Just one in a long list of things I have done once and then had some regrets because I cheaped out the first time. Sometimes it's cheaper to do it well the first time. Just consider all the options and details prior to making the decision.
 
FWIW, i have decided when i buy some heads it will probably be the Ford Racing "X" heads, they are a good aluminum head for our small displacement applications...if you decided to go stroked one might want to opt for the "Z" heads.
 
my .02 cents... everyone that uses stock parts (modified or untouched) always ends up dissapointed in the LONG RUN. for nearly half the cost of aftermarket heads for mild port work + parts all you end up with is expensive junk. the only way i would recommend someone rebuild/modify stock components if they wanted a low performance original looking car.

add up the price of springs, locks, retainers, seals + possibly new valves. + any machine work needed.

patriot performance 185 aluminum heads $965 ...will outperform any modified gt40 junk
 
my .02 cents... everyone that uses stock parts (modified or untouched) always ends up dissapointed in the LONG RUN. for nearly half the cost of aftermarket heads for mild port work + parts all you end up with is expensive junk. the only way i would recommend someone rebuild/modify stock components if they wanted a low performance original looking car.

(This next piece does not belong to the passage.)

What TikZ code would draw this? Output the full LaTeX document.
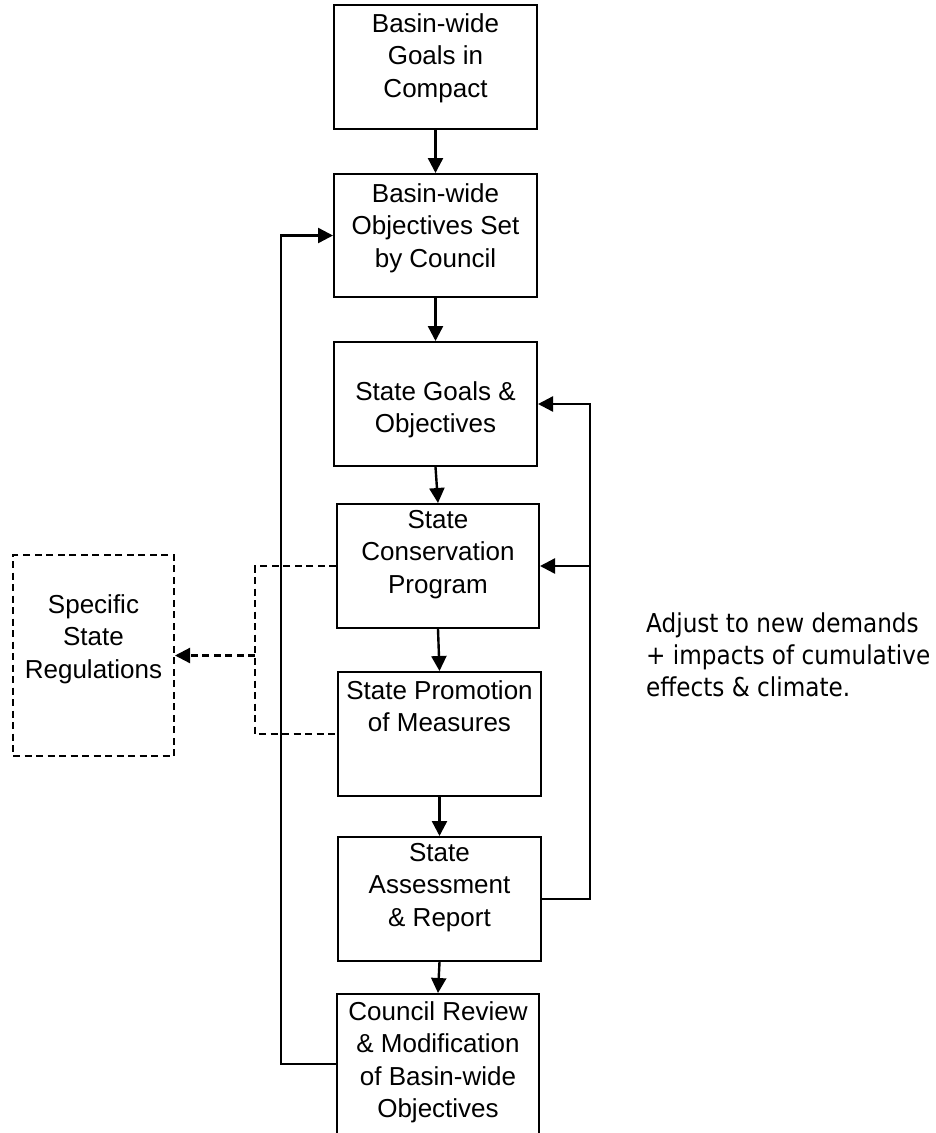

add up the price of springs, locks, retainers, seals + possibly new valves. + any machine work needed.

patriot performance 185 aluminum heads $965 ...will outperform any modified gt40 junk

yup. yup and yup.
 
This is the route I'm going on my 351. Whether or not I do the stroker kit also is to be determined:D

Edelbrock.com - Power Package - Top End Kits - Ford

Make sure you check the specs out on the camshaft that comes in your kit, i bought one of these top end kits about 12 years ago from edelbrock, all "matched parts" it says for "peak horsepower" bla blah blah. Anyway, after I installed it all my car just ran like crap, the camshaft was just way way wrong, i ended up getting one with a lot less duration and the car ran great. That was 12 years ago and a different kit, but just make sure you check the specs and ask around a little bit first.....
 
289s had 54cc chambers. It probably has 9.2 compression. I wouldn't go to a bigger chamber. Port the stock heads, upgrade to an RPM intake (or stealth), a holley and maybe a gear change. Make sure the distributor has a quick curve to it. At the end of the day, it's still just a 289 with a mild cam, low compression and hipo exhaust manifolds.

If you need more later on down the road, go with a roller block, heads and stroke it.